All you can do is surround yourself with those who care about you, hold on tight and if you want to cry, let it rip. Best wishes.
You know, it’s ok if you fall apart. No one will think anything of it, only empathise. But we can often cope with more than we think, even a funeral. Lean on the ones close to you, it will feel extremely surreal when you’re there. Sending you hugs and strength.
Let your day happen!
If you fall apart that fine ,
@Victoria22 expect it to be a very strange day, full of emotions. Just take it step by step and let yourself be carried along by the process. You will get through it somehow because we’re all stronger than we think. Don’t be worried to show your emotions, let people support you. Best wishes xx
Am so sorry for your devastating loss. I lost my mum coming up 6 months ago.

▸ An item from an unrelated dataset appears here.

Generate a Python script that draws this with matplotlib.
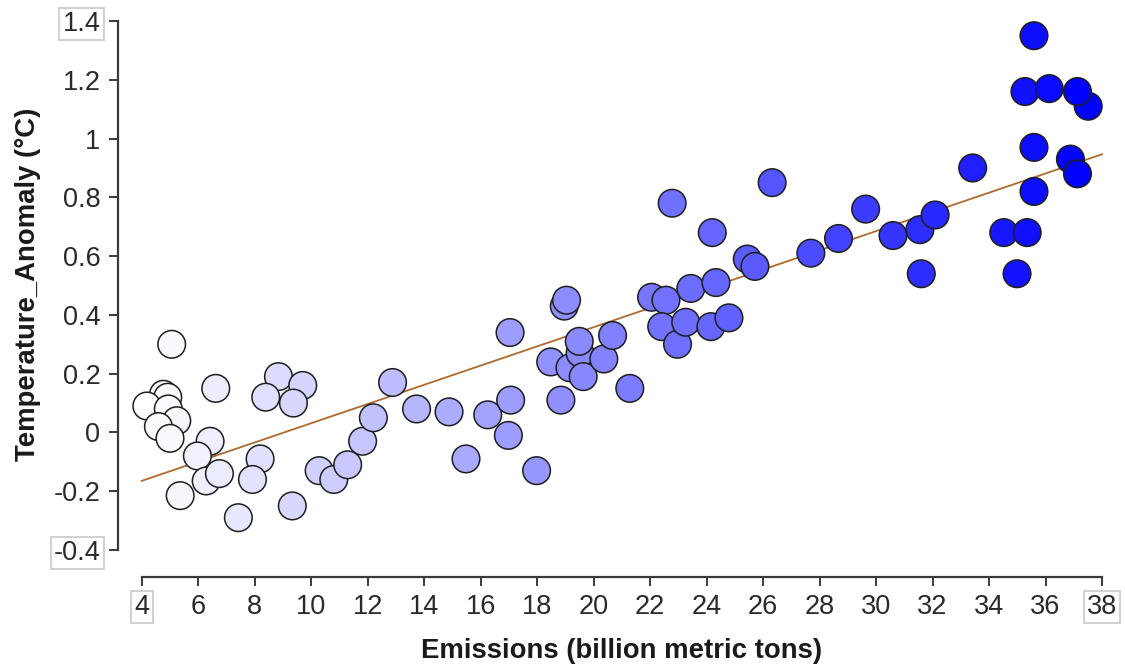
import numpy as np
import matplotlib
matplotlib.use("Agg")
import matplotlib.pyplot as plt
from matplotlib.colors import LinearSegmentedColormap, Normalize

plt.rcParams['font.family'] = ['Liberation Sans', 'DejaVu Sans']

# ---- data ----
emissions = [5.06, 6.62, 4.77, 4.92, 4.18, 4.94, 5.24, 4.59, 5.00, 6.42,
             5.97, 6.28, 6.75, 5.36, 7.42, 8.84, 9.70, 8.39, 9.37, 8.19,
             7.92, 9.33, 10.28, 10.80, 11.29, 11.82, 12.20, 12.88, 13.73, 14.88,
             15.48, 16.25, 17.06, 16.98, 17.98, 17.04, 18.96, 19.04, 18.48, 18.84,
             19.16, 19.52, 19.63, 19.49, 20.36, 20.67, 21.28, 22.05, 22.56, 22.41,
             22.97, 23.26, 23.44, 24.15, 24.33, 24.79, 22.78, 24.20, 25.44, 25.71,
             26.32, 27.69, 28.67, 29.63, 30.60, 31.55, 32.09, 31.60, 33.42, 34.52,
             35.35, 34.99, 35.59, 35.59, 36.88, 37.13, 35.27, 36.13, 37.51, 37.13,
             35.59]
anomaly = [0.30, 0.15, 0.13, 0.12, 0.09, 0.08, 0.04, 0.02, -0.02, -0.03,
           -0.08, -0.165, -0.14, -0.215, -0.29, 0.19, 0.16, 0.12, 0.10, -0.09,
           -0.16, -0.25, -0.13, -0.16, -0.11, -0.03, 0.05, 0.17, 0.08, 0.07,
           -0.09, 0.06, 0.11, -0.01, -0.13, 0.34, 0.43, 0.45, 0.24, 0.11,
           0.22, 0.27, 0.19, 0.31, 0.25, 0.33, 0.15, 0.46, 0.45, 0.36,
           0.30, 0.375, 0.49, 0.36, 0.51, 0.39, 0.78, 0.68, 0.59, 0.565,
           0.85, 0.61, 0.66, 0.76, 0.67, 0.69, 0.74, 0.54, 0.90, 0.68,
           0.68, 0.54, 0.82, 0.97, 0.93, 0.88, 1.16, 1.17, 1.11, 1.16,
           1.35]

xticks = [4, 6, 8, 10, 12, 14, 16, 18, 20, 22, 24, 26, 28, 30, 32, 34, 36, 38]
xticklabels = [str(v) for v in xticks]
yticks = [1.4, 1.2, 1.0, 0.8, 0.6, 0.4, 0.2, 0.0, -0.2, -0.4]
yticklabels = ['1.4', '1.2', '1', '0.8', '0.6', '0.4', '0.2', '0', '-0.2', '-0.4']

x_label = 'Emissions (billion metric tons)'
y_label = 'Temperature_Anomaly (°C)'

# ---- figure ----
fig = plt.figure(figsize=(11.25, 6.67), dpi=100)
ax = fig.add_axes([0.126, 0.1754, 0.8536, 0.7931])

x = np.array(emissions)
y = np.array(anomaly)

cmap = LinearSegmentedColormap.from_list('wb', ['#ffffff', '#0000ff'])
norm = Normalize(vmin=x.min(), vmax=x.max())

ax.scatter(x, y, s=395, c=cmap(norm(x)), edgecolors='#1e1e1e',
           linewidths=1.1, zorder=3, clip_on=False)

# regression line
slope, intercept = np.polyfit(x, y, 1)
xl = np.array([4, 38])
ax.plot(xl, slope * xl + intercept, color='#ad6a30', lw=1.3, zorder=2,
        clip_on=False)

ax.set_xlim(4, 38)
ax.set_ylim(-0.4, 1.4)

for s in ['top', 'right']:
    ax.spines[s].set_visible(False)
ax.spines['left'].set_position(('outward', 17.1))
ax.spines['bottom'].set_position(('outward', 19.4))
ax.spines['left'].set_bounds(-0.4, 1.4)
ax.spines['bottom'].set_bounds(4, 38)
for s in ['left', 'bottom']:
    ax.spines[s].set_color('#3a3a3a')
    ax.spines[s].set_linewidth(1.6)

ax.set_xticks(xticks, labels=xticklabels)
ax.set_yticks(yticks, labels=yticklabels)
ax.tick_params(axis='both', length=6.3, width=1.4, color='#3a3a3a',
               labelsize=19.5, labelcolor='#2a2a2a')
ax.tick_params(axis='y', pad=6.3)
ax.tick_params(axis='x', pad=6.0)

box = dict(facecolor='none', edgecolor='#c8c8c8', boxstyle='square,pad=0.12',
           linewidth=1.2)
for t in ax.get_xticklabels():
    if t.get_text() in ('4', '38'):
        t.set_bbox(box)
for t in ax.get_yticklabels():
    if t.get_text() in ('1.4', '-0.4'):
        t.set_bbox(box)

fig.text(0.5525, 667 and 9 / 667, x_label, ha='center', va='baseline',
         fontsize=19.8, fontweight='bold', color='#1a1a1a')
fig.text(0.025, 0.574, y_label, ha='center', va='center', rotation=90,
         fontsize=19.8, fontweight='bold', color='#1a1a1a')

fig.savefig('out.png', dpi=100, facecolor='white')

The day was pretty much a blur for me, take your time…take comfort and have your friend’s and family close. It will possibly be the hardest day of your life, breaking is fine, crumbling is fine, screaming is fine…whatever gets you through. Lots of deep breaths helped for me and i wore one of mums favourite brooches that day. Sending you much thoughts love and care x
A funeral while fundamentally sad, is also a time for friends and relations to come together who perhaps one has not seen for years, and that, in itself, can be a source of grate comfort, and the healing process can begin.

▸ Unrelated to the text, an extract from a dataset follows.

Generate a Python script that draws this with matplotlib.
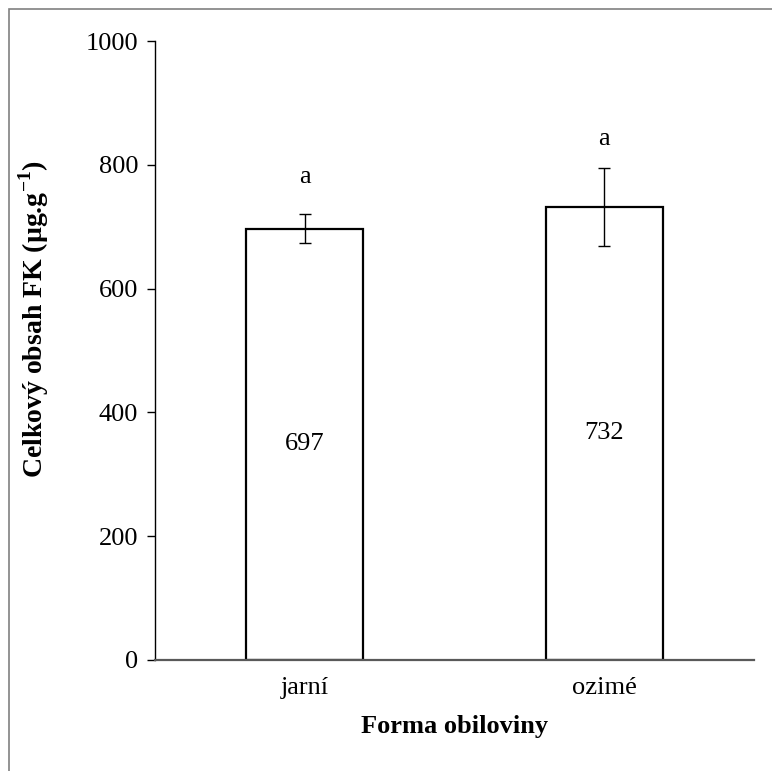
import matplotlib.pyplot as plt
from matplotlib.patches import Rectangle

# data
categories = ["jarní", "ozimé"]
values = [697, 732]
errors = [23, 63]
letters = ["a", "a"]
letter_y = [780, 842]

plt.rcParams["font.family"] = ["Liberation Serif", "DejaVu Serif"]
plt.rcParams["font.size"] = 19
plt.rcParams["mathtext.fontset"] = "custom"
plt.rcParams["mathtext.rm"] = "Liberation Serif"
plt.rcParams["mathtext.bf"] = "Liberation Serif:bold"

fig = plt.figure(figsize=(7.72, 7.71), dpi=100)
ax = fig.add_axes([0.2008, 0.1440, 0.9767 - 0.2008, 0.9468 - 0.1440])

x = range(len(categories))
ax.bar(x, values, width=0.39, color="white", edgecolor="black", linewidth=1.6, zorder=2)
ax.errorbar(x, values, yerr=errors, fmt="none", ecolor="black", elinewidth=1.0,
            capsize=4.3, capthick=1.0, zorder=3)

for i, v in enumerate(values):
    ax.text(i, v / 2, str(v), ha="center", va="center", fontsize=19)
    ax.text(i, letter_y[i], letters[i], ha="center", va="center", fontsize=19)

ax.set_xlim(-0.5, 1.5)
ax.set_ylim(0, 1000)
ax.set_yticks(range(0, 1001, 200))
ax.set_xticks(list(x))
ax.set_xticklabels(categories)
ax.tick_params(axis="x", length=0, pad=12)
ax.tick_params(axis="y", direction="out", length=6, width=1.0, pad=6)

for s in ["top", "right"]:
    ax.spines[s].set_visible(False)
ax.spines["left"].set_color("black")
ax.spines["left"].set_linewidth(1.0)
ax.spines["bottom"].set_color("#595959")
ax.spines["bottom"].set_linewidth(1.6)

ax.set_xlabel("Forma obiloviny", fontweight="bold", labelpad=12)
ax.set_ylabel(r"Celkový obsah FK (µg.g$^{\mathbf{-1}}$)", fontweight="bold", fontsize=20)
ax.yaxis.set_label_coords(-0.174, 0.551)

# outer border of chart area
fig.patches.append(Rectangle((9 / 772, -0.1), 1.2, 1 - 9 / 771 + 0.1,
                             transform=fig.transFigure, fill=False,
                             edgecolor="#808080", linewidth=1.2))

fig.savefig("out.png", dpi=100)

My mum past on the 5th January 2023, her funeral was with her ashes on the 17th April, and was more a celebration of her 95 year life, and I was determined to do her justice.
I went the direct cremation route and gotbher ashes in February, I organised the funeral myself but based it on my late dads service sheet.
I more or less led the funeral service myself and delivered her eulogy, it was well received, and by putting it off till April had allowed other people to travel, it was wonderful to see my God sisters from the South who I have not seen for many years, and having been a total wreck under a mental health nurse BEFORE my mum died my having looked after her more or less on m y own for 4 years, I had to some extent recovered my health, and was in a fit state to do it, sometimes it really is better to wait, ashes are ashes, her casket forms the centre of the wall memorial to my family, I being the only one left,
I requested casual dress, I did not want to think I was conducting a mathier convention.
In short, I took ownership of the funeral, and dictated events rather then being swepped along by them, so much better!